I found this visit very exciting and was quite proud that I had managed to get everywhere without any physical difficulties. The other visitors were all very friendly and I managed to understand some of their personal comments in Dutch.
I think I would like to visit this boat again.
Next we went aboard the Gannet – and iron built sailing ship. Later it was renamed as the Mercury and became a training establishment. There was a strong smell of paint and we found that the former engine room compartments were being given a coating of white paint. As we left this ship, a guide suggested that we cross the large gravel area and visit a new display called the The Hearts of Oak. He kindly suggested also that we could keep out of the rain by going through the lifeboat sheds.
We found the new display which was in one of the huge buildings and after a short wait we went around a series of illuminated shows (done using projectors) which told the story of building the wooden sailing ships of the past. Much information was given about the number of oak trees needed, a good display of how the ship designs were transformed into full sized chalk drawing on the floor and then moulds built that were then used to make the full size beams, etc. Some very clever use of the projector here. It was rather dark in some places and the floors were rather uneven. There were two sets of stairs to get up and down and the lift was being repaired at the time. In the Mould Loft we were informed that we were in the very place where Nelson’s flag ship HMS Victory had been made.
We also saw a picture on the wall of HMS Boscawen, which was the very ship that my grandfather William Cox had joined as a boy on 9 August 1876.
By this time it was almost 3.0pm and after a toilet visit we left for home – a good journey that took just over one hour.
All the staff were very friendly and helpful. Where there were guides, there was no suggestions or hints that they be personally tipped.
There is a museum that we had no time to visit and many other interesting buildings.
There is a large shed with a collection of military vehicles, a brewery (and bottles of special beers available in the restaurant).
The site cover 80 acres and there is far too much to see properly in a single visit.
There are wheelchairs available on site but these are of not much use for visiting a submarine! – But I read that there is a “virtual tour” display showing disabled visitors around this particular vessel.
I thank Isobel for her time and driving me there and back. I congratulate her on keeping a fairly straight face and not being indignant when asked if she wanted a “concessionary” ticket for herself as well as for me.
I thank daughter Nicola for spending her day with my wife Sylvia and taking her mum out for a lunch.
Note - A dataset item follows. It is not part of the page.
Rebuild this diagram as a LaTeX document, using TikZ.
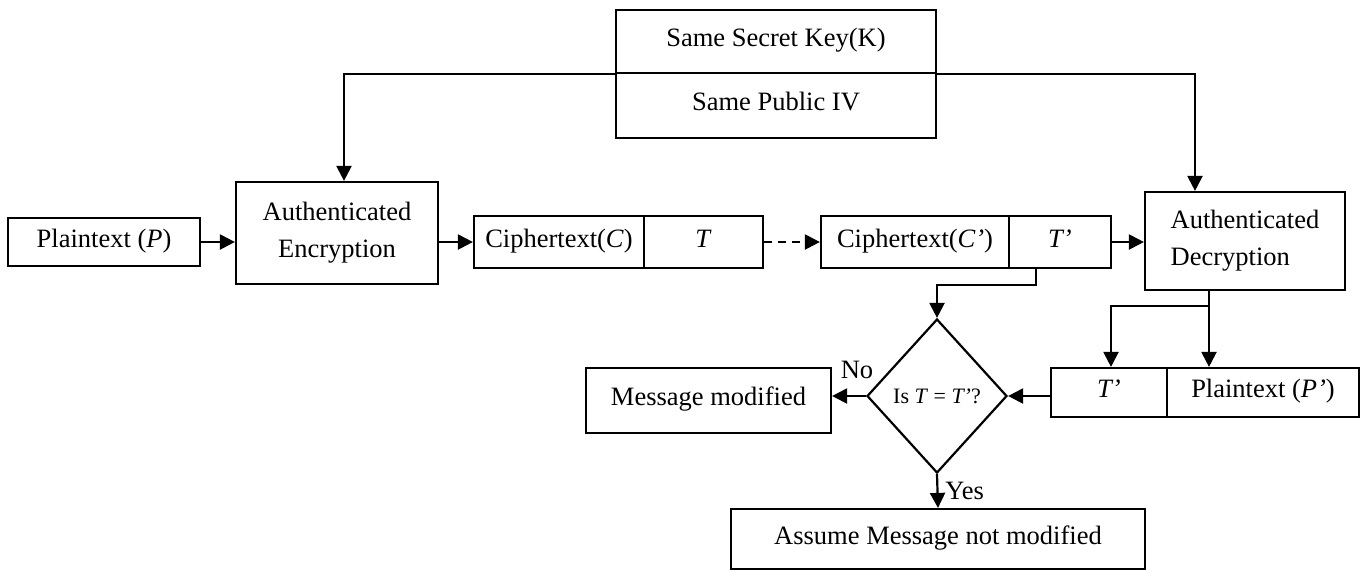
\documentclass[tikz,border=0pt]{standalone}
\usepackage{fontspec}
\setmainfont{Liberation Serif}
\usetikzlibrary{arrows.meta}
\usetikzlibrary{shapes.geometric}
\tikzset{Box/.style = {draw, line width = 1.1pt, inner sep = 0pt, font = \fontsize{13.25}{18.5}\selectfont}}
\tikzset{One Line/.style = {text height = 0.72em, text depth = 0.22em}}
\tikzset{Flow Line/.style = {line width = 1.1pt, -{Triangle[length = 7.5pt, width = 7.5pt]}}}
\tikzset{Plain Line/.style = {line width = 1.1pt}}

\begin{document}
\begin{tikzpicture}[x = 0.5pt, y = -0.5pt]
  \useasboundingbox (0, 0) rectangle (1361, 570);

  \node[Box, One Line, minimum width = 160pt, minimum height = 31.5pt] (key) at (776, 41.5) {Same Secret Key(K)};
  \node[Box, One Line, minimum width = 160pt, minimum height = 32.5pt] (iv) at (776, 105.5) {Same Public IV};

  \node[Box, One Line, minimum width = 96pt, minimum height = 24pt] (plain) at (104, 242) {Plaintext (\textit{P})};
  \node[Box, minimum width = 101pt, minimum height = 51pt, align = center] (enc) at (337, 233)
  {Authenticated\\Encryption};

  \node[Box, One Line, minimum width = 85pt, minimum height = 26pt] (ciph) at (559, 242) {Ciphertext(\textit{C})};
  \node[Box, One Line, minimum width = 59.5pt, minimum height = 26pt] (tag) at (703.5, 242) {\textit{T}};
  \node[Box, One Line, minimum width = 94pt, minimum height = 26pt] (ciphr) at (915, 242) {Ciphertext(\textit{C’})};
  \node[Box, One Line, minimum width = 51pt, minimum height = 26pt] (tagr) at (1060, 242) {\textit{T’}};

  \node[Box, minimum width = 100pt, minimum height = 49pt, align = left] (dec) at (1245, 241)
  {Authenticated\\Decryption};

  \node[Box, shape = diamond, minimum width = 70pt, minimum height = 77pt,
  font = \fontsize{11}{12}\selectfont] (check) at (937, 396) {Is \textit{T} = \textit{T’}?};

  \node[Box, One Line, minimum width = 58pt, minimum height = 24.5pt] (tago) at (1109, 392.5) {\textit{T’}};
  \node[Box, One Line, minimum width = 96pt, minimum height = 24.5pt] (plaino) at (1263, 392.5) {Plaintext (\textit{P’})};

  \node[Box, One Line, minimum width = 122.5pt, minimum height = 32.5pt] (modified) at (708.5, 400.5) {Message modified};
  \node[Box, One Line, minimum width = 207pt, minimum height = 30pt] (kept) at (938, 539) {Assume Message not modified};

  \draw[Flow Line] (key.south west) -| ([xshift = 3.5pt]enc.north);
  \draw[Flow Line] (key.south east) -| ([xshift = -25pt]dec.north);

  \draw[Flow Line] (plain.east) -- (plain.east -| enc.west);
  \draw[Flow Line] (ciph.west -| enc.east) -- (ciph.west);
  \draw[Flow Line, dash pattern = on 4pt off 3pt] (tag.east) -- (ciphr.west);
  \draw[Flow Line] (tagr.east) -- (tagr.east -| dec.west);

  \draw[Flow Line] ([xshift = -12pt]tagr.south) -- ++(0, 16) -| (check.north);

  \coordinate (split) at (1209, 306);
  \draw[Plain Line] (dec.south -| split) -- (split);
  \draw[Flow Line] (split) -- (split |- plaino.north);
  \draw[Flow Line] (split) -| ([xshift = 1pt]tago.north);

  \draw[Flow Line] (tago.west |- check.east) -- (check.east);
  \draw[Flow Line] (check.west) -- (check.west -| modified.east);
  \draw[Flow Line] (check.south) -- node[right, font = \fontsize{13.25}{15}\selectfont] {Yes} (kept.north);

  \node[font = \fontsize{13.25}{15}\selectfont] (nolabel) at (857, 370) {No};
\end{tikzpicture}
\end{document}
A great pity that Sylvia was not able to join me on this trip.
Here is a link to the official website:
Some pictures to follow. Except for the first one, my thanks to Isobel for these.
This picture is taken from the dockyard web pages – the interior roof construction of one of the extremely large buildings. A mixture of wood and metal beams.
To be visited on another visit.
The rope walk. note the bicycles used by the staff to get about here
Another view looking down the quarter mile long rope walk
A piece of the rope we saw being made. Three strands and called a hawser
One of the locomotives that can be seen in the Railway Shed
Inside the locomotive shed
Time And Relative Dimension In Space commonly called a TARDIS
About to depart for other worlds
(before the days of the 999 service)
The “O” Class submarine in dry dock
The Ocelot – showing the two raised hydroplanes
In the engine room with two large diesel engines
Memo: This trip had been planned for 2012 but circumstances at home made it impossible and so it was postponed until 2013.
Diary 10th Sep 2012. Isobel phoned and talked to us both. She said that she would like to to take me out for a day (a birthday gift) and suggested the Chatham Dockyards – a place I have never visited but seen a lot about on TV shows. She will work something out about a suitable date.
Sunday 21st October 2012. Agreed with Isobel to postpone a trip to Chatham Dockyards until the next year – perhaps in the spring.